Friday, August 17, 2018

Gynophobia

I was taking one of the company shuttles back from a meeting, and was chatting with the driver to fill the time. She was from Chile, and she'd told me that she'd met her husband while she was visiting the United States, and stayed after marrying him. Then she asked me how I'd met my wife. I told her that I wasn't married, and then she asked me if I was a divorcé. I told that, no, I'd never been married.

"Afraid of women?" she asked.

I chuckled. There was a phrase that I hadn't heard in a long, long, time. It reminded me that Latin America is still a more socially conservative place, by in large, than the United States. I found myself wondering if that concept even still existed in the United States, and so I quickly Googled a couple of variations. Nada, except for perhaps a couple of articles about "fear of commitment."

Personally, I'd always thought that "being afraid of women" was something like "confirmed bachelor," in that it was social code for homosexual men at a time when homosexuality wasn't commonly spoken of. This would explain why the concept has more or less disappeared from the American social consciousness. Homosexual men can openly have relationships, and even marry, and so the don't need the coded descriptors anymore.

But in much the same way that the link between a "confirmed bachelor" and a homosexual man isn't intuitive to me (I tend to think of it as intentional bachelorhood, in the sense of simply choosing to remain single), the phrase "afraid of women" doesn't immediately strike me as being related to homosexuality. Instead the first thing that comes to mind is a literal fear of women. And so, back in the day, I'd always found the idea confusing.
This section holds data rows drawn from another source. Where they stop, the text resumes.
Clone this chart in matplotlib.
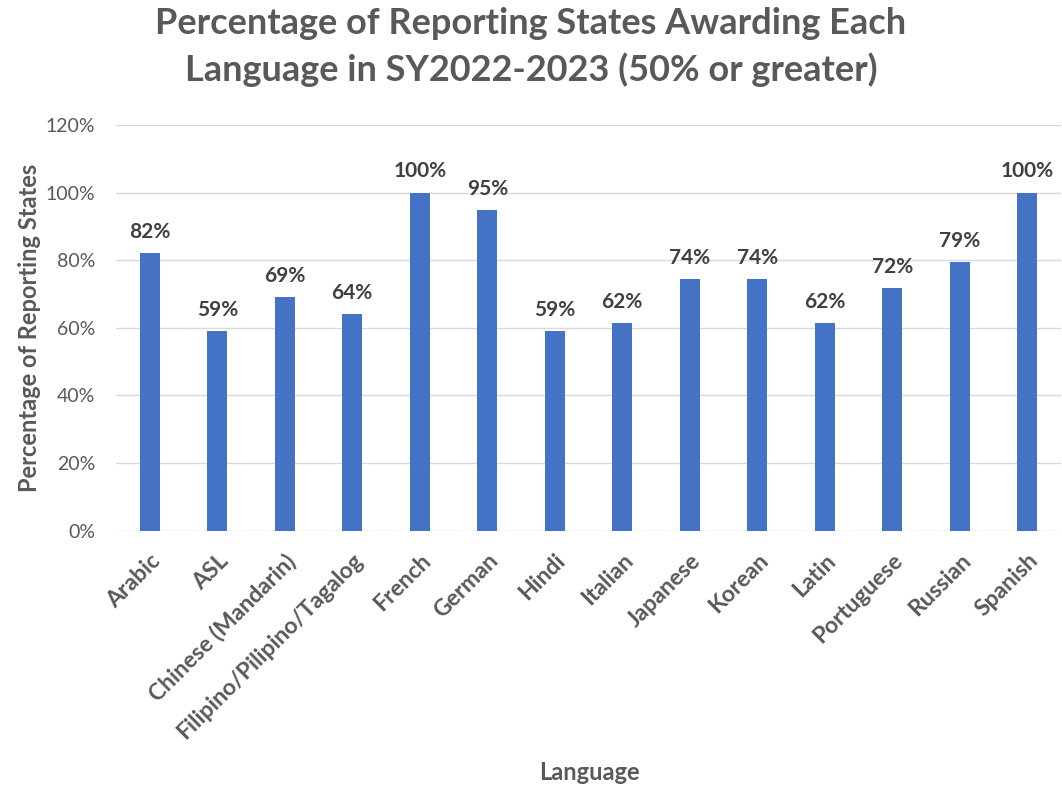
import matplotlib.pyplot as plt
from matplotlib.ticker import PercentFormatter

# --- data ----------------------------------------------------------------
languages = ["Arabic", "ASL", "Chinese (Mandarin)", "Filipino/Pilipino/Tagalog",
             "French", "German", "Hindi", "Italian", "Japanese", "Korean",
             "Latin", "Portuguese", "Russian", "Spanish"]
pct_states = [0.82, 0.59, 0.69, 0.64, 1.00, 0.948, 0.59, 0.615,
              0.744, 0.744, 0.615, 0.718, 0.794, 1.00]

BAR = "#4472C4"
GRAY = "#595959"
LABEL = "#404040"
FONT = ["Lato", "DejaVu Sans"]

plt.rcParams["font.family"] = FONT

fig = plt.figure(figsize=(10.62, 7.91), dpi=100)
ax = fig.add_axes([116 / 1062, 1 - 530.5 / 791, 945 / 1062, 405.5 / 791])

x = range(len(languages))
bars = ax.bar(x, pct_states, width=0.29, color=BAR, zorder=3)
for rect, v in zip(bars, pct_states):
    ax.annotate(f"{v:.0%}", (rect.get_x() + rect.get_width() / 2, v),
                xytext=(0, 8), textcoords="offset points", ha="center", va="bottom",
                fontsize=15, fontweight="bold", color=LABEL)

ax.set_xlim(-0.5, len(languages) - 0.5)
ax.set_ylim(0, 1.2)
ax.set_yticks([0, 0.2, 0.4, 0.6, 0.8, 1.0, 1.2])
ax.yaxis.set_major_formatter(PercentFormatter(1.0, decimals=0))
ax.grid(axis="y", color="#D9D9D9", lw=1.0, zorder=0)
for s in ax.spines.values():
    s.set_visible(False)
ax.tick_params(axis="both", length=0, colors=GRAY)
ax.tick_params(axis="y", labelsize=14, pad=15)

ax.set_xticks(list(x))
ax.set_xticklabels(languages, rotation=45, ha="right", rotation_mode="anchor",
                   fontsize=16.5, fontweight="bold", color=GRAY)
ax.tick_params(axis="x", pad=14)

fig.text(30 / 1062, 1 - 328 / 791, "Percentage of Reporting States", rotation=90,
         ha="center", va="center", fontsize=17, fontweight="bold", color=GRAY)
fig.text(589 / 1062, 1 - 772 / 791, "Language", ha="center", va="center",
         fontsize=17, fontweight="bold", color=GRAY)
fig.text(531 / 1062, 1 - 47 / 791,
         "Percentage of Reporting States Awarding Each\nLanguage in SY2022-2023 (50% or greater)",
         ha="center", va="center", fontsize=26, fontweight="bold", color=GRAY,
         linespacing=1.45)

fig.savefig("out.png", dpi=100)
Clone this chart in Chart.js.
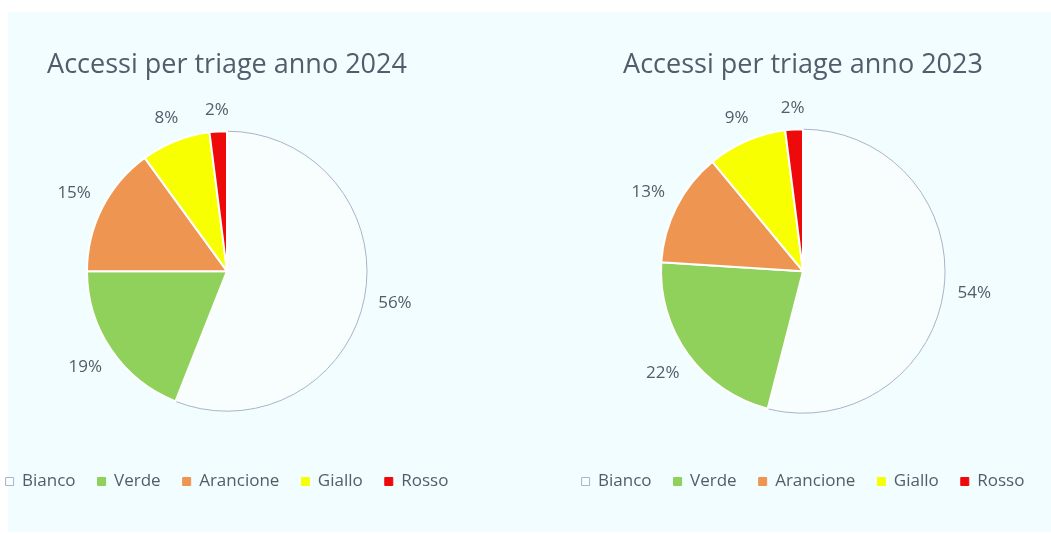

Because women, as a whole, could be a lot of things, but, generally, scary wasn't one of them. Sure an individual woman, especially if angry and/or armed, could certainly be frightening, but the idea that one would find women in general to be scary never made any sense to me. One of the prices for being single, however, was to forever be accused of being, essentially, a coward. Whether it was fear of commitment, of rejection or of meeting someone who wouldn't simply roll over on demand, I remember being told that I was afraid of this, that or the other time and time again, whenever I'd forgotten that I was supposed to keep the fact that I was intentionally single a secret. (Or, I simply couldn't hide the fact anymore.) For a time, the constant accusations of cowardice were infuriating. (I think perhaps I understood then, as I understand now, that no one was calling me a coward out of concern for my well-being.) But when I moved from Chicagoland to the Puget Sound, it pretty much stopped. Why that was, I'm not sure. Perhaps it had something to do with being in a social circle that had many more single people in it, or maybe I had aged enough past the common age of first marriage that people figured that nothing was going to change.

Thinking back on this morning, I know that it was the more literal part of my brain that parsed her phrasing, hence the chuckle, but now I wonder if she wasn't using the coded connotation. Who knows. In any event it was an interesting reminder of a time in my life that I'd nearly completely forgotten.